Le climat général d’anarchie et l’insuffisance d’autorité de l’État favorisent l’abattage de bois pour la consommation énergétique des foyers urbains. Tous les parcs, y compris hors des zones de guerre, sont victimes d’une prédation ayant pour objet la production de charbon bois (makala). Le phénomène est particulièrement inquiétant à Goma, explique Georges Muamba, directeur de la coopération internationale à l’ICCN. La capitale du Nord-Kivu, insuffisamment desservie en électricité, est en effet presque totalement dépendante en énergie du parc des Virunga. Tout le makala vient en grande partie du parc. D’autres espaces sont envahis par l’agriculture itinérante sur brûlis. Les responsables du parc de Bombo Lumene, situé à 120 km de Kinshasa, déplorent également l’invasion de ce lieu par les fabricants de makala qui ont endommagé plus de 20 % de la surface du parc.
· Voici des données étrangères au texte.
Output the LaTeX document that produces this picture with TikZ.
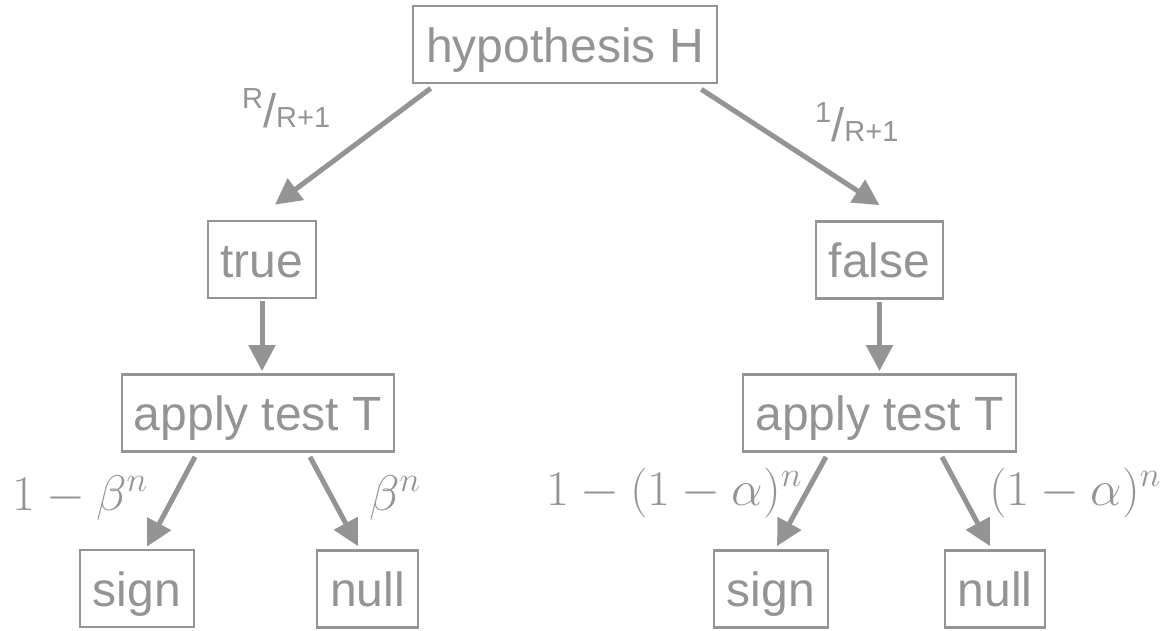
\RequirePackage{fix-cm}
\documentclass[tikz,border=0pt]{standalone}
\usepackage{fontspec}
\setmainfont{Liberation Sans}
\usetikzlibrary{arrows.meta,calc}
\definecolor{g}{RGB}{148,148,148}
\newcommand{\smallfrac}{\fontsize{29}{31}\selectfont}
\begin{document}
\begin{tikzpicture}[x=1pt,y=-1pt,
  box/.style={draw=g, line width=2.7pt, text=g, font=\fontsize{48}{52}\selectfont,
    minimum height=77pt, inner sep=0pt, text height=35pt, text depth=0pt},
  arr/.style={draw=g, line width=5pt, -{Triangle[length=26pt,width=26pt]}},
  lbl/.style={text=g, inner sep=0pt, font=\fontsize{47}{50}\selectfont},
  mth/.style={text=g, inner sep=0pt, font=\fontsize{50}{54}\selectfont}]
\useasboundingbox (0,0) rectangle (1163,630);

\node[box, minimum width=304pt] (H) at (565,44.5) {hypothesis H};
\node[box, minimum width=108pt] (T) at (262,259.5) {true};
\node[box, minimum width=127pt] (F) at (879.5,260) {false};
\node[box, minimum width=272pt] (AL) at (258,413) {apply test T};
\node[box, minimum width=273pt] (AR) at (879.5,413) {apply test T};
\node[box, minimum width=114pt] (SL) at (137,588.5) {sign};
\node[box, minimum width=101pt] (NL) at (367.5,589) {null};
\node[box, minimum width=114pt] (SR) at (771,589) {sign};
\node[box, minimum width=100pt] (NR) at (995,589) {null};

\draw[arr] ($(H.south west)+(19,4)$) -- ($(T.north)+(13,-15)$);
\draw[arr] ($(H.south east)+(-17,5)$) -- ($(F.north)+(0,-15)$);
\draw[arr] ($(T.south)+(0,2)$) -- ($(T.south |- AL.north)+(0,-2)$);
\draw[arr] ($(F.south)+(0,2)$) -- ($(F.south |- AR.north)+(0,-2)$);
\draw[arr] ($(AL.south)+(-63,4)$) -- ($(SL.north)+(10,-2)$);
\draw[arr] ($(AL.south)+(52,4)$) -- ($(NL.north)+(-9.5,-3)$);
\draw[arr] ($(AR.south)+(-53.5,4)$) -- ($(SR.north)+(6,-3)$);
\draw[arr] ($(AR.south)+(62.5,4)$) -- ($(NR.north)+(-5,-3)$);

\node[lbl, anchor=base west] (pR) at (242,127) {\raisebox{19pt}{\smallfrac R}/{\smallfrac R+1}};
\node[lbl, anchor=base west] (p1) at (815,141) {\raisebox{19pt}{\smallfrac 1}/{\smallfrac R+1}};

\node[mth, anchor=base] (b1) at (80,510) {$1-\beta^n$};
\node[mth, anchor=base] (b2) at (395,510) {$\beta^n$};
\node[mth, anchor=base] (a1) at (674,505) {$1-(1-\alpha)^n$};
\node[mth, anchor=base] (a2) at (1075,505) {$(1-\alpha)^n$};
\end{tikzpicture}
\end{document}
Autre problème : l’occupation illégale des parcs. Iyav Muhunga, directeur de programme de la Frankfurter Zoological Society, témoigne que dans le parc d’Upemba, au Katanga, un grand village a été construit sur la piste des éléphants par des braconniers, des pêcheurs illégaux, des charbonniers et des agriculteurs.
À l’occasion de la saisie, le 24 mars 2013 dans le port d’Anvers (Belgique), d’une cargaison de 40 m3 de bois illégal congolais d’essence afromosia (1), Greenpeace rappelle que l’abattage illégal est monnaie courante dans le pays. Enfin, les industries extractives représentent la dernière menace, et l’État en est partiellement responsable. Des concessions minières et pétrolières ont été accordées dans l’enceinte des parcs de Kahuzi Biega et des Virunga, pourtant classés au patrimoine de l’humanité, en violation avec les lois congolaises. Guy Bahima évoque une « inadéquation inacceptable » entre les cadastres foncier, minier, agricole, forestier et pétrolier.
(1) Reprise à l’annexe II de la Convention sur le commerce international des espèces menacées d’extinction.